▶ Job
Write the data below out exactly as it stands. Do not include the pictures.

▶ Data block
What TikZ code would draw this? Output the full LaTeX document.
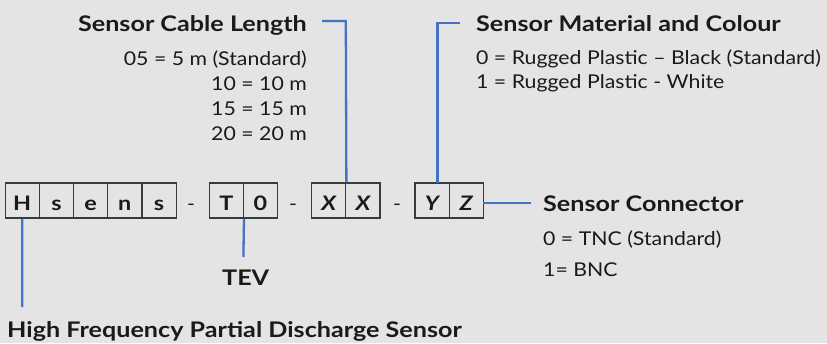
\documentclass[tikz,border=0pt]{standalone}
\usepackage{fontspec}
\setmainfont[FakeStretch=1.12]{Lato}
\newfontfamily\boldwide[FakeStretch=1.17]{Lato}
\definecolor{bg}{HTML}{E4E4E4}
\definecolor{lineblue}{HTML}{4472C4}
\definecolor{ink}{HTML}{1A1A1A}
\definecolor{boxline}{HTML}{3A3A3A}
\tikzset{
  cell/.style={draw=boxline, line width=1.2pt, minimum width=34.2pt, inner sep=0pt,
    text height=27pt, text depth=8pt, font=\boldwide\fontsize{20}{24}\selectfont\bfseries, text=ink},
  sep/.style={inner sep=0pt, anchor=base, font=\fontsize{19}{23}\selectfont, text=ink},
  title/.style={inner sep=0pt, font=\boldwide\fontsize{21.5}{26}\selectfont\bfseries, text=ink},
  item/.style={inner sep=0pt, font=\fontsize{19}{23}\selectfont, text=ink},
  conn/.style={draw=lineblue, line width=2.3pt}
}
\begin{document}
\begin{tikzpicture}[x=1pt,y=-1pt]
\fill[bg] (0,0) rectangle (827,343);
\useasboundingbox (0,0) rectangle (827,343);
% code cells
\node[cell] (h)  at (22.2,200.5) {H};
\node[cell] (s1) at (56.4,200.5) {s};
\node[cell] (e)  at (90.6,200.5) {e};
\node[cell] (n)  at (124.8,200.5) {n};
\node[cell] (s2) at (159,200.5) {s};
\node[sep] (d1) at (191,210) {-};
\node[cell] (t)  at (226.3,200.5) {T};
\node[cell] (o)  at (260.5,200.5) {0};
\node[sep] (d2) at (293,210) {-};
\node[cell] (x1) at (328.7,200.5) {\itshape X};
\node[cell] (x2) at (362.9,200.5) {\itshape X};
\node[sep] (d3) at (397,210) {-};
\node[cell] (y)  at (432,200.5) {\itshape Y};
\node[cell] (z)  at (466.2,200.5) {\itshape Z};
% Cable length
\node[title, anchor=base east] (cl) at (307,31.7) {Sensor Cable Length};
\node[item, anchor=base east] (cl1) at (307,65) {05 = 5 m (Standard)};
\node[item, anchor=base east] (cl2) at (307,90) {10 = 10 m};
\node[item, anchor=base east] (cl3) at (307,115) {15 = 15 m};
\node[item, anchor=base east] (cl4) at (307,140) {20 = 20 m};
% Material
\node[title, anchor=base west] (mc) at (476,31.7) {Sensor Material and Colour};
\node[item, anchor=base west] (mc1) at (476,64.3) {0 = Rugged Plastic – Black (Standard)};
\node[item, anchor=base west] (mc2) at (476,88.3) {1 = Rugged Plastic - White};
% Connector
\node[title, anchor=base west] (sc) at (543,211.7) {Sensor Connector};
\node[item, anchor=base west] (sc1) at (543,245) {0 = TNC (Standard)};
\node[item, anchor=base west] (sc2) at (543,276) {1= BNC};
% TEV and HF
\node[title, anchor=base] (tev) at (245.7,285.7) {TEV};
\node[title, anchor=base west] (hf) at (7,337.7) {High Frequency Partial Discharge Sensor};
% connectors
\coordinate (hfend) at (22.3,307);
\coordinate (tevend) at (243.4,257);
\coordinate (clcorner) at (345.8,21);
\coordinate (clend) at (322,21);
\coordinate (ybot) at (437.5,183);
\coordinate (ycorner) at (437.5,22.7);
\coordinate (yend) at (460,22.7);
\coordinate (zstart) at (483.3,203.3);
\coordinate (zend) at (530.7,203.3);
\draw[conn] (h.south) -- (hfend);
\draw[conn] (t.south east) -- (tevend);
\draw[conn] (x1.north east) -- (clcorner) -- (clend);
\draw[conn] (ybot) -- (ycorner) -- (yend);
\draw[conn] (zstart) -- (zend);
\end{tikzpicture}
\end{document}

▶ Output
What TikZ code would draw this? Output the full LaTeX document.
\documentclass[tikz,border=0pt]{standalone}
\usepackage{fontspec}
\setmainfont[FakeStretch=1.12]{Lato}
\newfontfamily\boldwide[FakeStretch=1.17]{Lato}
\definecolor{bg}{HTML}{E4E4E4}
\definecolor{lineblue}{HTML}{4472C4}
\definecolor{ink}{HTML}{1A1A1A}
\definecolor{boxline}{HTML}{3A3A3A}
\tikzset{
  cell/.style={draw=boxline, line width=1.2pt, minimum width=34.2pt, inner sep=0pt,
    text height=27pt, text depth=8pt, font=\boldwide\fontsize{20}{24}\selectfont\bfseries, text=ink},
  sep/.style={inner sep=0pt, anchor=base, font=\fontsize{19}{23}\selectfont, text=ink},
  title/.style={inner sep=0pt, font=\boldwide\fontsize{21.5}{26}\selectfont\bfseries, text=ink},
  item/.style={inner sep=0pt, font=\fontsize{19}{23}\selectfont, text=ink},
  conn/.style={draw=lineblue, line width=2.3pt}
}
\begin{document}
\begin{tikzpicture}[x=1pt,y=-1pt]
\fill[bg] (0,0) rectangle (827,343);
\useasboundingbox (0,0) rectangle (827,343);
% code cells
\node[cell] (h)  at (22.2,200.5) {H};
\node[cell] (s1) at (56.4,200.5) {s};
\node[cell] (e)  at (90.6,200.5) {e};
\node[cell] (n)  at (124.8,200.5) {n};
\node[cell] (s2) at (159,200.5) {s};
\node[sep] (d1) at (191,210) {-};
\node[cell] (t)  at (226.3,200.5) {T};
\node[cell] (o)  at (260.5,200.5) {0};
\node[sep] (d2) at (293,210) {-};
\node[cell] (x1) at (328.7,200.5) {\itshape X};
\node[cell] (x2) at (362.9,200.5) {\itshape X};
\node[sep] (d3) at (397,210) {-};
\node[cell] (y)  at (432,200.5) {\itshape Y};
\node[cell] (z)  at (466.2,200.5) {\itshape Z};
% Cable length
\node[title, anchor=base east] (cl) at (307,31.7) {Sensor Cable Length};
\node[item, anchor=base east] (cl1) at (307,65) {05 = 5 m (Standard)};
\node[item, anchor=base east] (cl2) at (307,90) {10 = 10 m};
\node[item, anchor=base east] (cl3) at (307,115) {15 = 15 m};
\node[item, anchor=base east] (cl4) at (307,140) {20 = 20 m};
% Material
\node[title, anchor=base west] (mc) at (476,31.7) {Sensor Material and Colour};
\node[item, anchor=base west] (mc1) at (476,64.3) {0 = Rugged Plastic – Black (Standard)};
\node[item, anchor=base west] (mc2) at (476,88.3) {1 = Rugged Plastic - White};
% Connector
\node[title, anchor=base west] (sc) at (543,211.7) {Sensor Connector};
\node[item, anchor=base west] (sc1) at (543,245) {0 = TNC (Standard)};
\node[item, anchor=base west] (sc2) at (543,276) {1= BNC};
% TEV and HF
\node[title, anchor=base] (tev) at (245.7,285.7) {TEV};
\node[title, anchor=base west] (hf) at (7,337.7) {High Frequency Partial Discharge Sensor};
% connectors
\coordinate (hfend) at (22.3,307);
\coordinate (tevend) at (243.4,257);
\coordinate (clcorner) at (345.8,21);
\coordinate (clend) at (322,21);
\coordinate (ybot) at (437.5,183);
\coordinate (ycorner) at (437.5,22.7);
\coordinate (yend) at (460,22.7);
\coordinate (zstart) at (483.3,203.3);
\coordinate (zend) at (530.7,203.3);
\draw[conn] (h.south) -- (hfend);
\draw[conn] (t.south east) -- (tevend);
\draw[conn] (x1.north east) -- (clcorner) -- (clend);
\draw[conn] (ybot) -- (ycorner) -- (yend);
\draw[conn] (zstart) -- (zend);
\end{tikzpicture}
\end{document}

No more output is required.